Sebagai solusi konkret, PWI Pusat mengusulkan pembentukan Protokol Nasional Perlindungan Wartawan yang akan menjadi pedoman kerja bersama antara Dewan Pers, aparat penegak hukum, dan organisasi profesi wartawan dalam menangani kasus-kasus yang menyangkut kerja jurnalistik.

DPR RI melalui Anggota Komisi III, Rudianto Lallo, menyatakan bahwa Pasal 8 UU Pers sudah memberikan perlindungan hukum yang proporsional selama wartawan menjalankan tugas sesuai UU dan Kode Etik Jurnalistik. Ia menegaskan bahwa frasa tersebut bukan bentuk kekebalan hukum, melainkan jaminan agar wartawan dapat bekerja secara aman dan profesional.

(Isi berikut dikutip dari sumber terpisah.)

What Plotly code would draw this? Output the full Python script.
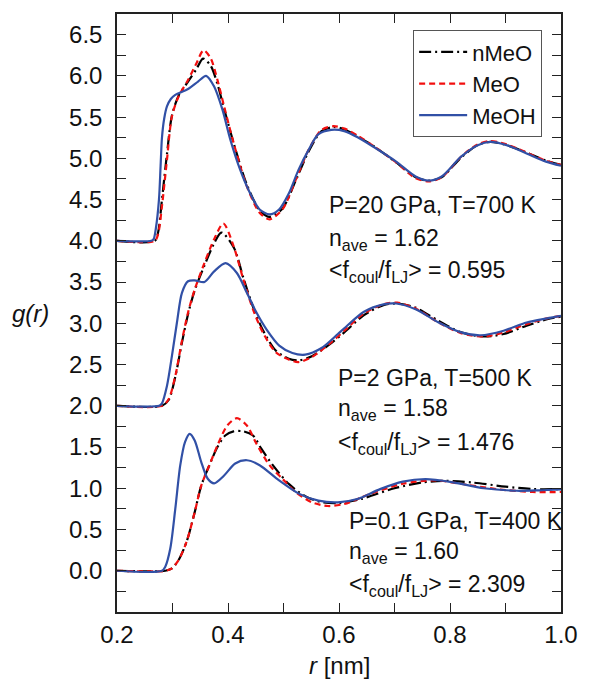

Senada dengan DPR, Abdul Manan dari Dewan Pers menyebut Pasal 8 sebagai norma payung yang menjadi dasar perlindungan wartawan, termasuk melalui Nota Kesepahaman antara Dewan Pers dan Polri. Namun, ia mengakui masih ada tantangan dalam penerapan di lapangan.

“Bukan norma yang bermasalah, tapi penerapannya. Masih ada aparat di daerah yang belum memahami mekanisme penyelesaian sengketa jurnalistik melalui Dewan Pers, “ujarnya.

Sidang ini menjadi momentum penting bagi pemangku kepentingan pers untuk memperkuat komitmen perlindungan terhadap jurnalis, demi menjamin kebebasan pers yang sehat dan bertanggung jawab di Indonesia.(Nr).